In [7]:
import dlt
import duckdb

In [3]:
# Sample data containing pokemon details
data = [
    {"id": "1", "name": "bulbasaur", "size": {"weight": 6.9, "height": 0.7}},
    {"id": "4", "name": "charmander", "size": {"weight": 8.5, "height": 0.6}},
    {"id": "25", "name": "pikachu", "size": {"weight": 6, "height": 0.4}},
]

In [5]:
# Set pipeline name, destination, and dataset name
pipeline = dlt.pipeline(
    pipeline_name="quick_start",
    destination="duckdb",
    dataset_name="mydata",
)

You instantiate a pipeline by calling the `dlt.pipeline` function with the following arguments:

* **`pipeline_name`**: This is the name you give to your pipeline. It helps you track and monitor your pipeline, and also helps to bring back its state and data structures for future runs. If you don't provide a name, dlt will use the name of the Python file you're running as the pipeline name.
* **`destination`**: a name of the destination to which dlt will load the data. It may also be provided to the run method of the pipeline.
* **`dataset_name`**: This is the name of the group of tables (or dataset) where your data will be sent. You can think of a dataset like a folder that holds many files, or a schema in a relational database. You can also specify this later when you run or load the pipeline. If you don't provide a name, it will default to the name of your pipeline.
* **`dev_mode`**: If you set this to True, dlt will add a timestamp to your dataset name every time you create a pipeline. This means a new dataset will be created each time you create a pipeline.

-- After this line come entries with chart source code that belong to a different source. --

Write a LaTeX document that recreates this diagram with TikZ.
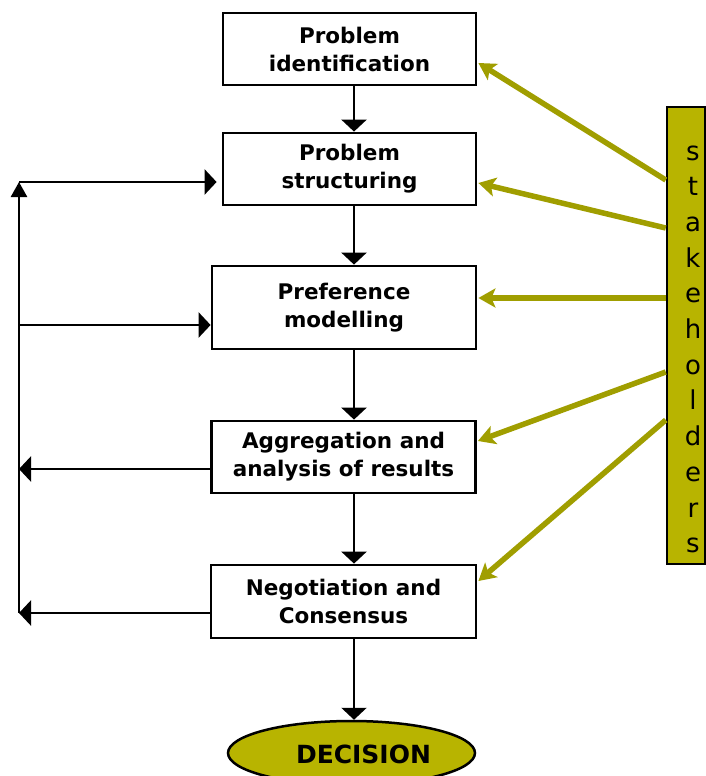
\documentclass[tikz,border=0pt]{standalone}
\usepackage{fontspec}
\setmainfont{DejaVu Sans}
\usetikzlibrary{arrows.meta,shapes.geometric}
\definecolor{olivefill}{RGB}{184,180,0}
\definecolor{oliveline}{RGB}{160,158,0}
\begin{document}
\begin{tikzpicture}[x=1pt,y=-1pt,
  stepbox/.style={draw=black, line width=2.8pt, fill=white, align=center,
    font=\fontsize{21.5}{28}\selectfont\bfseries, inner sep=0pt},
  flow/.style={line width=2.5pt, -{Triangle[length=12pt 0 0,width=25pt 0 0]}},
  rail/.style={line width=2.5pt},
  feed/.style={line width=5.5pt, draw=oliveline, -{Stealth[length=17pt 0 0,width=19pt 0 0,inset=4pt]}},
  letter/.style={font=\fontsize{26}{30}\selectfont, anchor=base, inner sep=0pt},
]
\useasboundingbox (0,0) rectangle (706,776);
\clip (0,0) rectangle (706,776);

% main boxes
\node[stepbox, minimum width=253pt, minimum height=72pt] (b1) at (349.5,49) {Problem\\identification};
\node[stepbox, minimum width=253pt, minimum height=72pt] (b2) at (349.5,169) {Problem\\structuring};
\node[stepbox, minimum width=264pt, minimum height=83pt] (b3) at (344,307.5) {Preference\\modelling};
\node[stepbox, minimum width=264pt, minimum height=72pt] (b4) at (343.5,457) {Aggregation and\\analysis of results};
\node[stepbox, minimum width=265pt, minimum height=73pt] (b5) at (343.5,601.5) {Negotiation and\\Consensus};

% decision ellipse
\node[ellipse, draw=black, line width=2.5pt, fill=olivefill, minimum width=247pt,
  minimum height=64pt, inner sep=0pt] (dec) at (351.5,753) {};
\node[font=\fontsize{25}{30}\selectfont\bfseries] (dectext) at (363.5,754) {DECISION};

% stakeholders box
\node[draw=black, line width=2.5pt, fill=olivefill, minimum width=38pt,
  minimum height=457pt, inner sep=0pt] (sh) at (686,335.5) {};
\foreach \ch [count=\i] in {s,t,a,k,e,h,o,l,d,e,r,s}
  \node[letter] (sl\i) at (693,{160+35.7*(\i-1)}) {\ch};

% vertical flow
\coordinate (colx) at (354,0);
\draw[flow] (colx |- b1.south) -- (colx |- b2.north);
\draw[flow] (colx |- b2.south) -- (colx |- b3.north);
\draw[flow] (colx |- b3.south) -- (colx |- b4.north);
\draw[flow] (colx |- b4.south) -- (colx |- b5.north);
\draw[flow] (colx |- b5.south) -- (colx |- dec.north);

% left feedback rail
\coordinate (railtop) at (19,182);
\coordinate (r2) at (19,325);
\coordinate (r3) at (19,469);
\coordinate (railbot) at (19,613);
\draw[rail, -{Triangle[length=15pt 0 0,width=16pt 0 0]}] (railbot) -- (railtop);
\draw[flow, shorten >=5pt] (railtop) -- (b2.west |- railtop);
\draw[flow] (r2) -- (b3.west |- r2);
\draw[flow] (b4.west |- r3) -- (r3);
\draw[flow] (b5.west |- railbot) -- (railbot);

% stakeholder arrows
\draw[feed] ([yshift=155.5pt]sh.west) -- ([yshift=-14pt,xshift=1pt]b1.east);
\draw[feed] ([yshift=107.5pt]sh.west) -- ([yshift=-14pt,xshift=1pt]b2.east);
\draw[feed] ([yshift=37.5pt]sh.west) -- ([yshift=9.5pt,xshift=1pt]b3.east);
\draw[feed] ([yshift=-36.5pt]sh.west) -- ([yshift=16pt,xshift=1pt]b4.east);
\draw[feed] ([yshift=-84.5pt]sh.west) -- ([yshift=20.5pt,xshift=1pt]b5.east);
\end{tikzpicture}
\end{document}
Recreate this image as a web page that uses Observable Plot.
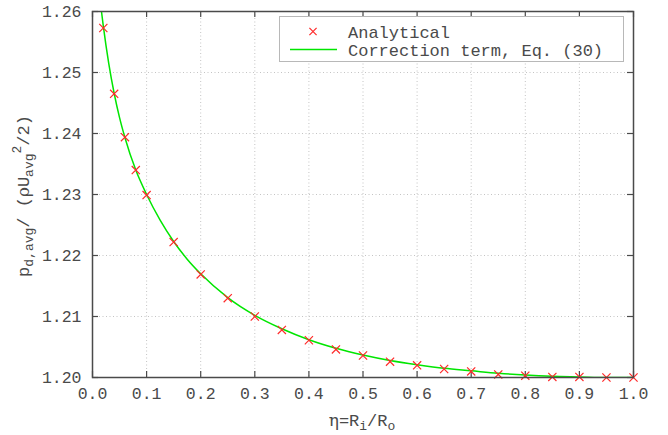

There are more arguments, but they are for advanced use, we skip it for now.

In [10]:
load_info = pipeline.run(data, table_name='pokemon')
print(load_info)

Pipeline quick_start load step completed in 1.13 seconds
1 load package(s) were loaded to destination duckdb and into dataset mydata
The duckdb destination used duckdb:///c:\Users\HP\OneDrive\Desktop\Data Engg\Apache_Spark\dlt\quick_start.duckdb location to store data
Load package 1740221796.9537327 is LOADED and contains no failed jobs


In [11]:
# Connect to the DuckDB database
conn = duckdb.connect(f"{pipeline.pipeline_name}.duckdb")

# Set search path to the dataset
conn.sql(f"SET search_path = '{pipeline.dataset_name}'")

# Describe the dataset
conn.sql("DESCRIBE").df()

Unnamed: 0,database,schema,name,column_names,column_types,temporary
0,quick_start,mydata,_dlt_loads,"[load_id, schema_name, status, inserted_at, sc...","[VARCHAR, VARCHAR, BIGINT, TIMESTAMP WITH TIME...",False
1,quick_start,mydata,_dlt_pipeline_state,"[version, engine_version, pipeline_name, state...","[BIGINT, BIGINT, VARCHAR, VARCHAR, TIMESTAMP W...",False
2,quick_start,mydata,_dlt_version,"[version, engine_version, inserted_at, schema_...","[BIGINT, BIGINT, TIMESTAMP WITH TIME ZONE, VAR...",False
3,quick_start,mydata,pokemon,"[id, name, size__weight, size__height, _dlt_lo...","[VARCHAR, VARCHAR, DOUBLE, DOUBLE, VARCHAR, VA...",False


Commonly used arguments for `pipeline.run`:

* **`data`** (the first argument) may be a dlt source, resource, generator function, or any Iterator or Iterable (i.e., a list or the result of the map function).
* **`write_disposition`** controls how to write data to a table. Defaults to the value "append".
  * `append` will always add new data at the end of the table.
  * `replace` will replace existing data with new data.
  * `skip` will prevent data from loading.
  * `merge` will deduplicate and merge data based on `primary_key` and `merge_key` hints.
* **`table_name`**: specified in cases when the table name cannot be inferred, i.e., from the resources or name of the generator function.

In [13]:
# Fetch all data from 'pokemon' as a DataFrame
table = conn.sql("SELECT * FROM pokemon").df()

# Display the DataFrame
table

Unnamed: 0,id,name,size__weight,size__height,_dlt_load_id,_dlt_id
0,1,bulbasaur,6.9,0.7,1740221796.9537327,4sB3KJFnF3Hp0w
1,4,charmander,8.5,0.6,1740221796.9537327,fnuHa8r1tf8ROw
2,25,pikachu,6.0,0.4,1740221796.9537327,/4vrcF2jZGWaLQ


In [14]:
conn.close()